─── Provided entries ───

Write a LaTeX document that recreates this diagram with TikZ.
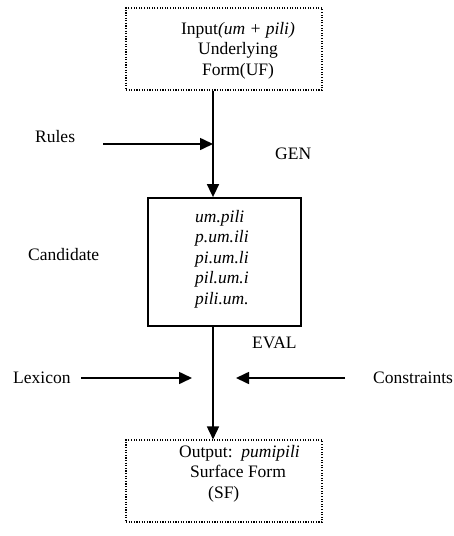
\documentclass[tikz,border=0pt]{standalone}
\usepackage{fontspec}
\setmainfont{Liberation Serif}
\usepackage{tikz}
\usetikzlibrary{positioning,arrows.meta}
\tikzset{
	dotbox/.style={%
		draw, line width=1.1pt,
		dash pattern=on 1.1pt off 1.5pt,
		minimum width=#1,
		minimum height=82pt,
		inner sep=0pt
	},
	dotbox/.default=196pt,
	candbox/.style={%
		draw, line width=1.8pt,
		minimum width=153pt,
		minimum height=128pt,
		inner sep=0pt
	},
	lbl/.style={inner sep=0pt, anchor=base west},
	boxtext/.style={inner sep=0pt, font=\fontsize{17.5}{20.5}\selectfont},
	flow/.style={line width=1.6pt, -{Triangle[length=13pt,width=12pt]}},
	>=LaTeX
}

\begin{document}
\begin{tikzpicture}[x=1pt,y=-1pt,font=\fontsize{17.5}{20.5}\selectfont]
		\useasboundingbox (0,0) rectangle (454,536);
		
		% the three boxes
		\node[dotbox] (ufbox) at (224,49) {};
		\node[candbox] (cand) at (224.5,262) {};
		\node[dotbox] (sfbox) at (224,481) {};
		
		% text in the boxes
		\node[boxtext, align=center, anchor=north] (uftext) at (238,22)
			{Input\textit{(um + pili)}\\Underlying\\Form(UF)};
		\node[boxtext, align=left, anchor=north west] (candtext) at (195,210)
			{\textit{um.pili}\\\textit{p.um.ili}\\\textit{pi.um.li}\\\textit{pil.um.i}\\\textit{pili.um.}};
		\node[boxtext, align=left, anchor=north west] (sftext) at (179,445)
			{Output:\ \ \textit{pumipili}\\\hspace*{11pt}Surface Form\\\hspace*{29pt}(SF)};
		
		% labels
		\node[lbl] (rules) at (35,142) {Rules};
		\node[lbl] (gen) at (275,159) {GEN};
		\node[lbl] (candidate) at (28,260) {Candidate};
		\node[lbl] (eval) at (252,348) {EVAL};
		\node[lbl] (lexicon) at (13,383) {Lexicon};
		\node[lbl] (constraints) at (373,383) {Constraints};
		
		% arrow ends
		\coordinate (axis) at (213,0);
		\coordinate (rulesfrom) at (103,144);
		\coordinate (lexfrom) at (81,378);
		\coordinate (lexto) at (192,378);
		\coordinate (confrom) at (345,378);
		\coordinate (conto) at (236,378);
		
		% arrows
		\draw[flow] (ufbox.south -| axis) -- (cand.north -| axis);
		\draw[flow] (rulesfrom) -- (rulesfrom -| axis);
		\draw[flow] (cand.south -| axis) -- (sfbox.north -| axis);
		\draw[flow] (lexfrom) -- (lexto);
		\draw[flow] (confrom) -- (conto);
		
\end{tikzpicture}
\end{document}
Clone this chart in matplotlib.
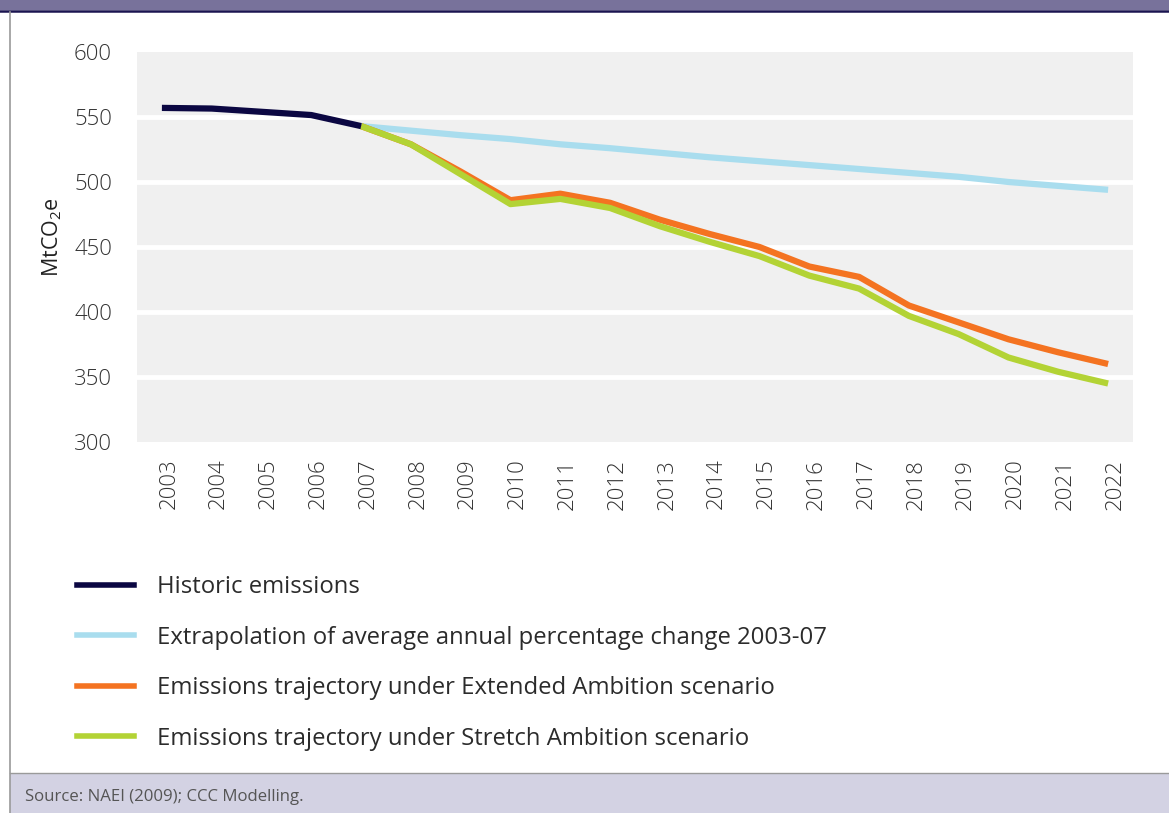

───

Transcribe the listing in full. Omit the pictures and keep every line exact.

Write a LaTeX document that recreates this diagram with TikZ.
\documentclass[tikz,border=0pt]{standalone}
\usepackage{fontspec}
\setmainfont{Liberation Serif}
\usepackage{tikz}
\usetikzlibrary{positioning,arrows.meta}
\tikzset{
	dotbox/.style={%
		draw, line width=1.1pt,
		dash pattern=on 1.1pt off 1.5pt,
		minimum width=#1,
		minimum height=82pt,
		inner sep=0pt
	},
	dotbox/.default=196pt,
	candbox/.style={%
		draw, line width=1.8pt,
		minimum width=153pt,
		minimum height=128pt,
		inner sep=0pt
	},
	lbl/.style={inner sep=0pt, anchor=base west},
	boxtext/.style={inner sep=0pt, font=\fontsize{17.5}{20.5}\selectfont},
	flow/.style={line width=1.6pt, -{Triangle[length=13pt,width=12pt]}},
	>=LaTeX
}

\begin{document}
\begin{tikzpicture}[x=1pt,y=-1pt,font=\fontsize{17.5}{20.5}\selectfont]
		\useasboundingbox (0,0) rectangle (454,536);
		
		% the three boxes
		\node[dotbox] (ufbox) at (224,49) {};
		\node[candbox] (cand) at (224.5,262) {};
		\node[dotbox] (sfbox) at (224,481) {};
		
		% text in the boxes
		\node[boxtext, align=center, anchor=north] (uftext) at (238,22)
			{Input\textit{(um + pili)}\\Underlying\\Form(UF)};
		\node[boxtext, align=left, anchor=north west] (candtext) at (195,210)
			{\textit{um.pili}\\\textit{p.um.ili}\\\textit{pi.um.li}\\\textit{pil.um.i}\\\textit{pili.um.}};
		\node[boxtext, align=left, anchor=north west] (sftext) at (179,445)
			{Output:\ \ \textit{pumipili}\\\hspace*{11pt}Surface Form\\\hspace*{29pt}(SF)};
		
		% labels
		\node[lbl] (rules) at (35,142) {Rules};
		\node[lbl] (gen) at (275,159) {GEN};
		\node[lbl] (candidate) at (28,260) {Candidate};
		\node[lbl] (eval) at (252,348) {EVAL};
		\node[lbl] (lexicon) at (13,383) {Lexicon};
		\node[lbl] (constraints) at (373,383) {Constraints};
		
		% arrow ends
		\coordinate (axis) at (213,0);
		\coordinate (rulesfrom) at (103,144);
		\coordinate (lexfrom) at (81,378);
		\coordinate (lexto) at (192,378);
		\coordinate (confrom) at (345,378);
		\coordinate (conto) at (236,378);
		
		% arrows
		\draw[flow] (ufbox.south -| axis) -- (cand.north -| axis);
		\draw[flow] (rulesfrom) -- (rulesfrom -| axis);
		\draw[flow] (cand.south -| axis) -- (sfbox.north -| axis);
		\draw[flow] (lexfrom) -- (lexto);
		\draw[flow] (confrom) -- (conto);
		
\end{tikzpicture}
\end{document}
Clone this chart in matplotlib.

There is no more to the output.